‘The Whereabouts of Eneas McNulty’

In an interview appended to his novel The Whereabouts of Eneas McNulty, Sebastian Barry declares, “While I was writing plays over the last ten years I had not given up the novel form.” And “I usually write plays in long speeches.” So much had he not given up the novel that he transported it lock, stock, and barrel into his playwriting, long speeches and all. If you wish to experience how undramatic a play can get, check out his Our Lady of Sligo.

It concerns the slow – to be fair, the interminable – dying of Mai O’Hara (Barry’s grandmother) in an austere Dublin hospital room. Superlatively embodied, or disembodied, by the marvelous Sinéad Cusack, Mai is perishing of a cancer presumably induced by years of drunkenness and attrition, while the play is expiring of parochialism and dullness. Our Lady smells of whiskey-breathed provincialism, and tastes of gnawing acrimony sweating to sound poetic. At its third- or fourth-best, Irish writing depends too heavily on sexual repression and existential frustration finding their outlet in muttered curses, strangulated sobs, sodden sentimentality, and drink-inspired garrulity.
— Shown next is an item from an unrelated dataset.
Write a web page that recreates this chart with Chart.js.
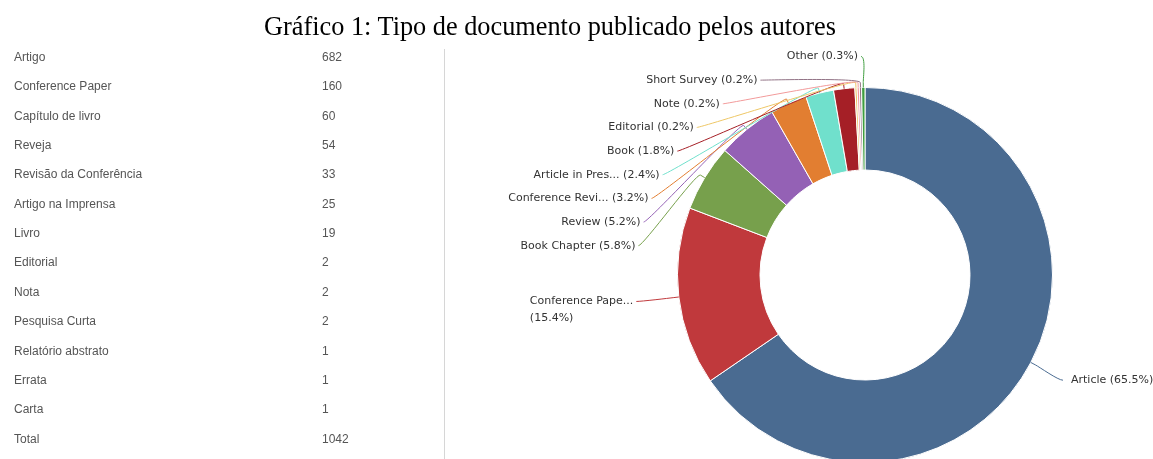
<!DOCTYPE html>
<html>
<head>
<meta charset="utf-8">
<script src="https://cdn.jsdelivr.net/npm/chart.js@4/dist/chart.umd.min.js"></script>
<style>
  html, body { margin: 0; padding: 0; background: #fff; }
  body { width: 1153px; height: 459px; overflow: hidden; position: relative; }
  #pie { position: absolute; left: 0; top: 0; }
  #title {
    position: absolute; left: 550px; top: 12px; transform: translateX(-50%);
    white-space: nowrap; color: #000;
    font: 26.3px/30px "Liberation Serif", "Times New Roman", serif;
  }
  .cell {
    position: absolute; white-space: nowrap; color: #555;
    font: 12px/16px "Liberation Sans", Arial, sans-serif;
  }
  #sep { position: absolute; left: 444px; top: 49px; width: 1px; height: 410px; background: #d6d6d6; }
</style>
</head>
<body>
<canvas id="pie" width="1153" height="470"></canvas>
<div id="title">Gráfico 1: Tipo de documento publicado pelos autores</div>
<div id="table"></div>
<div id="sep"></div>
<script>
// Document types (Portuguese table on the left)
const tableLabels = [
  'Artigo', 'Conference Paper', 'Capítulo de livro', 'Reveja', 'Revisão da Conferência',
  'Artigo na Imprensa', 'Livro', 'Editorial', 'Nota', 'Pesquisa Curta',
  'Relatório abstrato', 'Errata', 'Carta'
];
const tableCounts = [682, 160, 60, 54, 33, 25, 19, 2, 2, 2, 1, 1, 1];
const totalLabel = 'Total';

// Doughnut slices (English names, small types grouped as "Other")
const sliceLabels = [
  'Article', 'Conference Paper', 'Book Chapter', 'Review', 'Conference Review',
  'Article in Press', 'Book', 'Editorial', 'Note', 'Short Survey', 'Other'
];
const sliceValues = [682, 160, 60, 54, 33, 25, 19, 2, 2, 2, 3];
const sliceColors = [
  '#4a6b91', '#c0393c', '#77a04c', '#9461b5', '#e27e31',
  '#70e0cc', '#a51f26', '#eec766', '#f29a9a', '#927386', '#3f9d3f'
];

// ---- table ----
const ROW_Y0 = 57, ROW_STEP = 29.35;
const tableEl = document.getElementById('table');
const rows = tableLabels.map((l, i) => [l, tableCounts[i]]);
rows.push([totalLabel, tableCounts.reduce((a, b) => a + b, 0)]);
rows.forEach(([label, count], i) => {
  const top = ROW_Y0 + i * ROW_STEP - 8;
  const a = document.createElement('div');
  a.className = 'cell'; a.style.left = '14px'; a.style.top = top + 'px'; a.textContent = label;
  const b = document.createElement('div');
  b.className = 'cell'; b.style.left = '322px'; b.style.top = top + 'px'; b.textContent = count;
  tableEl.appendChild(a); tableEl.appendChild(b);
});

// ---- doughnut data labels with connectors ----
const LABEL_DISTANCE = 38;   // gap between ring and label circle
const LABEL_TOP = 56.5;      // highest allowed label centre
const LABEL_SPACING = 23.65; // minimum vertical distance between labels
const LABEL_Y_SHIFT = 7;     // label centre vs. point used on label circle
const LINE_H = 17;
const MAX_LABEL_W = 145;
const LABEL_FONT = '11px "DejaVu Sans", Verdana, sans-serif';

function shortName(name) {
  return name.length > 15 ? name.slice(0, 15) + '...' : name;
}

const calloutPlugin = {
  id: 'callouts',
  afterDatasetsDraw(chart) {
    const meta = chart.getDatasetMeta(0);
    const values = chart.data.datasets[0].data;
    const colors = chart.data.datasets[0].backgroundColor;
    const total = values.reduce((a, b) => a + b, 0);
    const ctx = chart.ctx;
    ctx.save();
    ctx.font = LABEL_FONT;
    ctx.textBaseline = 'middle';

    const items = meta.data.map((arc, i) => {
      const p = arc.getProps(['x', 'y', 'startAngle', 'endAngle', 'outerRadius'], true);
      const mid = (p.startAngle + p.endAngle) / 2;
      const R = p.outerRadius + LABEL_DISTANCE;
      return { i, p, mid, R, left: Math.cos(mid) < 0, y: p.y + R * Math.sin(mid) };
    });

    // keep labels on each side apart, pushing down from the top limit
    [true, false].forEach(side => {
      const group = items.filter(it => it.left === side).sort((a, b) => a.y - b.y);
      let prev = -Infinity;
      group.forEach(it => {
        it.y = Math.max(it.y, prev + LABEL_SPACING, LABEL_TOP);
        prev = it.y;
      });
    });

    items.forEach(it => {
      const { i, p, mid, R, left } = it;
      let dy = it.y - LABEL_Y_SHIFT - p.y;
      dy = Math.max(-R, Math.min(R, dy));
      const dx = Math.sqrt(R * R - dy * dy);
      const xe = p.x + (left ? -dx : dx);

      const pct = '(' + (values[i] / total * 100).toFixed(1) + '%)';
      const name = shortName(chart.data.labels[i]);
      let lines = [name + ' ' + pct];
      if (ctx.measureText(lines[0]).width > MAX_LABEL_W) lines = [name, pct];
      const w = Math.max(...lines.map(s => ctx.measureText(s).width));
      const boxLeft = left ? xe - 7 - w : xe + 3;

      // connector
      const sx = left ? xe - 4 : xe - 5;
      const cos = Math.cos(mid), sin = Math.sin(mid);
      const r0 = p.outerRadius;
      ctx.beginPath();
      ctx.moveTo(sx, it.y);
      ctx.bezierCurveTo(
        sx + (left ? 5 : -5), it.y,
        p.x + (r0 + 10) * cos, p.y + (r0 + 10) * sin,
        p.x + (r0 + 5) * cos, p.y + (r0 + 5) * sin
      );
      ctx.lineTo(p.x + r0 * cos, p.y + r0 * sin);
      ctx.strokeStyle = colors[i];
      ctx.lineWidth = 1;
      ctx.stroke();

      ctx.fillStyle = '#333';
      ctx.textAlign = 'left';
      lines.forEach((s, k) => ctx.fillText(s, boxLeft, it.y + k * LINE_H));
    });
    ctx.restore();
  }
};

new Chart(document.getElementById('pie'), {
  type: 'doughnut',
  data: {
    labels: sliceLabels,
    datasets: [{
      data: sliceValues,
      backgroundColor: sliceColors,
      borderColor: '#ffffff',
      borderWidth: 1,
      hoverOffset: 0
    }]
  },
  options: {
    responsive: false,
    animation: false,
    devicePixelRatio: 1,
    cutout: '56%',
    events: [],
    layout: { padding: { left: 677, right: 100, top: 87, bottom: 7 } },
    plugins: { legend: { display: false }, tooltip: { enabled: false } }
  },
  plugins: [calloutPlugin]
});
</script>
</body>
</html>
When this stew is served up in oversize portions, even blunted taste buds recognize it as all too Irish.

Here is Miss Cusack, hauntingly lovely and inspiredly ravaged, lashing out at her worthless souse of a spouse and disappointing daughter, or conjuring up her dashing dead father and maternally comforted by her dead cousin between attacks of acute physical pain, all glowingly conveyed. Yet I could not endure to the end – from boredom, not depression.

The other imported Irish actress, Andrea Irvine, is fine as a dedicated nurse, with the local contingent keeping up as best they can. But never has mortal coil been divested in a draggier shuffle.